Here we can get the meta data of the pair object from client2 though client1 created it, but we can’t get the payload of the first element of the pair from client2, since it is stored locally in the first vineyard instance.

Builder and resolver#

As we shown above, vineyard allows users to register builders/resolvers to build/resolve vineyard objects from/to the data types in the client side based on the computation requirements.

Suppose pyarrow types are employed in the context, then we can define the builder and resolver between vineyard::NumericArray and pyarrow.NumericArray as follows:

>>> def numeric_array_builder(client, array, builder):
>>>     meta = ObjectMeta()
>>>     meta['typename'] = 'vineyard::NumericArray<%s>' % array.type
>>>     meta['length_'] = len(array)
>>>     meta['null_count_'] = array.null_count
>>>     meta['offset_'] = array.offset
>>>
>>>     null_bitmap = buffer_builder(client, array.buffers()[0], builder)
>>>     buffer = buffer_builder(client, array.buffers()[1], builder)
>>>
>>>     meta.add_member('buffer_', buffer)
>>>     meta.add_member('null_bitmap_', null_bitmap)
>>>     meta['nbytes'] = array.nbytes
>>>     return client.create_metadata(meta)

>>> def numeric_array_resolver(obj):
>>>     meta = obj.meta
>>>     typename = obj.typename
>>>     value_type = normalize_dtype(re.match(r'vineyard::NumericArray<([^>]+)>', typename).groups()[0])
>>>     dtype = pa.from_numpy_dtype(value_type)
>>>     buffer = as_arrow_buffer(obj.member('buffer_'))
>>>     null_bitmap = as_arrow_buffer(obj.member('null_bitmap_'))
>>>     length = int(meta['length_'])
>>>     null_count = int(meta['null_count_'])
>>>     offset = int(meta['offset_'])
>>>     return pa.lib.Array.from_buffers(dtype, length, [null_bitmap, buffer], null_count, offset)

Finally, we register the builder and resolver for automatic building and resolving:

>>> builder_ctx.register(pa.NumericArray, numeric_array_builder)
>>> resolver_ctx.register('vineyard::NumericArray', numeric_array_resolver)

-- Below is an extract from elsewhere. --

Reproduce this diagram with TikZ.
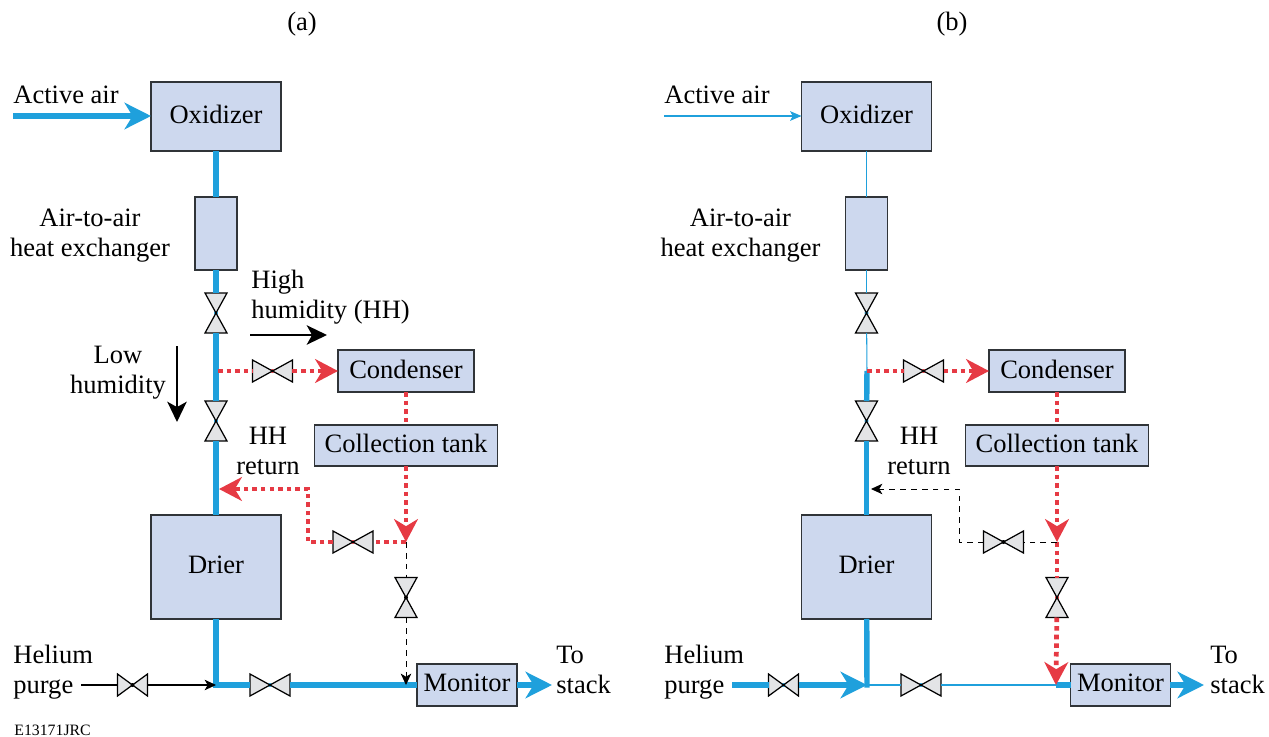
\documentclass[tikz,border=0pt]{standalone}
\usepackage{fontspec}
\setmainfont{Liberation Serif}
\usetikzlibrary{arrows.meta}
\definecolor{boxfill}{HTML}{CDD8EE}
\definecolor{boxline}{HTML}{303438}
\definecolor{valvefill}{HTML}{E3E4E6}
\definecolor{airblue}{HTML}{1FA0DC}
\definecolor{hhred}{HTML}{E63A44}
\tikzset{
  box/.style={draw=boxline,fill=boxfill,line width=0.8pt,inner sep=0pt,outer sep=0pt,text depth=2.2pt},
  valve/.style={inner sep=0pt,outer sep=0pt},
  label/.style={inner sep=0pt,align=center},
  leftlabel/.style={inner sep=0pt,align=left,anchor=west},
  thickair/.style={airblue,line width=3.1pt},
  thinair/.style={airblue,line width=0.6pt},
  hhline/.style={hhred,line width=2.7pt,dash pattern=on 2.6pt off 2.3pt},
  dashline/.style={black,line width=0.55pt,dash pattern=on 3.2pt off 3pt},
  blueflow/.style={-{Stealth[length=15pt,width=15pt,inset=4.5pt,fill=airblue]}},
  redflow/.style={-{Stealth[length=13pt,width=13.5pt,inset=4pt,fill=hhred]}},
  thinflow/.style={-{Stealth[length=6.5pt,width=6pt,inset=1.8pt]}},
  humflow/.style={line width=1.3pt,-{Stealth[length=11.5pt,width=11pt,inset=3pt]}}
}
% horizontal and vertical valves: [width] name, position, colour seen in the middle
\newcommand{\valveh}[4][0.8cm]{
  \node[valve,minimum width=#1,minimum height=0.44cm] (#2) at (#3) {};
  \fill[valvefill] (#2.north west) -- (#2.south east) -- (#2.north east) -- (#2.south west) -- cycle;
  \fill[#4] (#2.center) circle (0.04cm);
  \draw[line width=0.7pt] (#2.north west) -- (#2.south east) -- (#2.north east) -- (#2.south west) -- cycle;
}
\newcommand{\valvev}[3]{
  \node[valve,minimum width=0.44cm,minimum height=0.8cm] (#1) at (#2) {};
  \fill[valvefill] (#1.north west) -- (#1.north east) -- (#1.south west) -- (#1.south east) -- cycle;
  \fill[#3] (#1.center) circle (0.04cm);
  \draw[line width=0.7pt] (#1.north west) -- (#1.north east) -- (#1.south west) -- (#1.south east) -- cycle;
}
\begin{document}
\begin{tikzpicture}[x=0.02cm,y=-0.02cm,font=\fontsize{15.1}{17}\selectfont]
  \useasboundingbox (0,0) rectangle (1269,737);

  % panel (a)
  \node[label] (titlea) at (302,24) {(a)};
  \node[box,minimum width=2.6cm,minimum height=1.38cm] (oxa) at (216,116.5) {Oxidizer};
  \node[box,minimum width=0.84cm,minimum height=1.46cm] (hxa) at (216,233.5) {};
  \node[box,minimum width=2.72cm,minimum height=0.84cm] (cona) at (406,371) {Condenser};
  \node[box,minimum width=3.66cm,minimum height=0.82cm] (taa) at (406,445.5) {Collection tank};
  \node[box,minimum width=2.6cm,minimum height=2.08cm] (dra) at (216,567) {Drier};
  \node[box,minimum width=2cm,minimum height=0.84cm] (moa) at (467,685) {Monitor};
  \valvev{va1}{216,313}{airblue}
  \valvev{va2}{216,421}{airblue}
  \valvev{va3}{406,597.5}{black}
  \valveh{vha1}{272.5,371}{hhred}
  \valveh{vha2}{353,542}{hhred}
  \valveh{vha3}{270,685}{airblue}
  \valveh[0.6cm]{vha4}{132.5,685}{black}
  \coordinate (inaira) at (13,116);
  \coordinate (taphha) at (218,371);
  \coordinate (joina) at (216,685);
  \coordinate (spla) at (406,542);
  \coordinate (retaa) at (308,542);
  \coordinate (retba) at (308,489);
  \coordinate (retca) at (219,489);
  \coordinate (stacka) at (552,685);
  \coordinate (hea) at (81,685);
  \coordinate (motopa) at (406,685);
  \draw[thickair,blueflow] (inaira) -- (oxa.west |- inaira);
  \draw[thickair] (oxa) -- (hxa);
  \draw[thickair] (hxa) -- (va1);
  \draw[thickair] (va1) -- (va2);
  \draw[thickair] (va2) -- (dra);
  \draw[thickair] (dra) -- (joina) -- (vha3);
  \draw[thickair] (vha3) -- (moa);
  \draw[thickair,blueflow] (moa) -- (stacka);
  \draw[hhline] (taphha) -- (vha1);
  \draw[hhline,redflow] (vha1) -- (cona);
  \draw[hhline] (cona) -- (taa);
  \draw[hhline,redflow] (taa) -- (spla);
  \draw[hhline] (spla) -- (vha2);
  \draw[hhline,redflow] (vha2) -- (retaa) -- (retba) -- (retca);
  \draw[dashline] (spla) -- (va3);
  \draw[dashline,thinflow] (va3) -- (motopa);
  \draw[line width=0.6pt] (hea) -- (vha4);
  \draw[line width=0.6pt,thinflow] (vha4) -- (joina);
  \coordinate (higha) at (250,335);
  \coordinate (highb) at (327,335);
  \coordinate (lowa) at (177,346);
  \coordinate (lowb) at (177,422);
  \draw[humflow] (higha) -- (highb);
  \draw[humflow] (lowa) -- (lowb);
  \node[leftlabel] (acta) at (13,95) {Active air};
  \node[label] (xla) at (90,235.5) {Air-to-air\\heat exchanger};
  \node[leftlabel] (hila) at (251,297) {High\\humidity (HH)};
  \node[label] (lola) at (118,372.5) {Low\\humidity};
  \node[label] (hhla) at (268,451) {HH\\return};
  \node[leftlabel] (hela) at (13,672) {Helium\\purge};
  \node[leftlabel] (tola) at (556,670) {To\\stack};
  \node[leftlabel,font=\fontsize{9}{10}\selectfont] (code) at (14,730) {E13171JRC};

  % panel (b)
  \node[label] (titleb) at (952,24) {(b)};
  \node[box,minimum width=2.6cm,minimum height=1.38cm] (oxb) at (866.5,116.5) {Oxidizer};
  \node[box,minimum width=0.84cm,minimum height=1.46cm] (hxb) at (866.5,233.5) {};
  \node[box,minimum width=2.72cm,minimum height=0.84cm] (conb) at (1057,371) {Condenser};
  \node[box,minimum width=3.66cm,minimum height=0.82cm] (tab) at (1057,445.5) {Collection tank};
  \node[box,minimum width=2.6cm,minimum height=2.08cm] (drb) at (866.5,567) {Drier};
  \node[box,minimum width=2cm,minimum height=0.84cm] (mob) at (1120.5,685) {Monitor};
  \valvev{vb1}{866.5,313}{airblue}
  \valvev{vb2}{866.5,421}{airblue}
  \valvev{vb3}{1057,597.5}{hhred}
  \valveh{vhb1}{923.5,371}{hhred}
  \valveh{vhb2}{1003.5,542}{black}
  \valveh{vhb3}{921,685}{airblue}
  \valveh[0.6cm]{vhb4}{783.5,685}{airblue}
  \coordinate (inairb) at (664,116);
  \coordinate (taphhb) at (867,371);
  \coordinate (joinb) at (867,685);
  \coordinate (splb) at (1057,542);
  \coordinate (retab) at (959,542);
  \coordinate (retbb) at (959,489);
  \coordinate (retcb) at (871,489);
  \coordinate (stackb) at (1204,685);
  \coordinate (heb) at (732,685);
  \coordinate (motopb) at (1056,685);
  \draw[thinair,-{Stealth[length=6.5pt,width=5.5pt,inset=1.5pt]}] (inairb) -- (oxb.west |- inairb);
  \draw[thinair] (oxb) -- (hxb);
  \draw[thinair] (hxb) -- (vb1);
  \draw[thinair] (vb1) -- (taphhb);
  \draw[thickair] (taphhb) -- (vb2);
  \draw[thickair] (vb2) -- (drb);
  \draw[thickair,shorten >=-1.5pt] (drb) -- (joinb);
  \draw[thickair] (heb) -- (vhb4);
  \draw[thickair,blueflow] (vhb4) -- (joinb);
  \draw[thinair] (joinb) -- (vhb3);
  \draw[thinair] (vhb3) -- (motopb);
  \draw[thickair] (motopb) -- (mob);
  \draw[thickair,blueflow] (mob) -- (stackb);
  \draw[hhline] (taphhb) -- (vhb1);
  \draw[hhline,redflow] (vhb1) -- (conb);
  \draw[hhline] (conb) -- (tab);
  \draw[hhline,redflow] (tab) -- (splb);
  \draw[hhline] (splb) -- (vb3);
  \draw[hhline,redflow] (vb3) -- (motopb);
  \draw[dashline] (splb) -- (vhb2);
  \draw[dashline,thinflow] (vhb2) -- (retab) -- (retbb) -- (retcb);
  \node[leftlabel] (actb) at (664,95) {Active air};
  \node[label] (xlb) at (740.5,235.5) {Air-to-air\\heat exchanger};
  \node[label] (hhlb) at (919,451) {HH\\return};
  \node[leftlabel] (helb) at (664,672) {Helium\\purge};
  \node[leftlabel] (tolb) at (1210,670) {To\\stack};
\end{tikzpicture}
\end{document}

There are cases where we have more than one resolvers or builders for a certain type, e.g., the vineyard::Tensor object can be resolved as numpy.ndarray or xgboost::DMatrix. We could have

def numpy_resolver(obj):
    ...

default_resolver_context.register('vineyard::Tensor', numpy_resolver)

and

def xgboost_resolver(obj):
    ...

default_resolver_context.register('vineyard::Tensor', xgboost_resolver)

at the same time. The stackable resolver_context could help there,

with resolver_context({'vineyard::Tensor', xgboost_resolver}):
    ...

Assuming the default context resolves vineyard::Tensor to numpy.ndarray, inside the with resolver_context the vineyard::Tensor will be resolved to xgboost::DMatrix, and after exiting the context the global environment will be restored back as default.

The with resolver_context is nestable as well.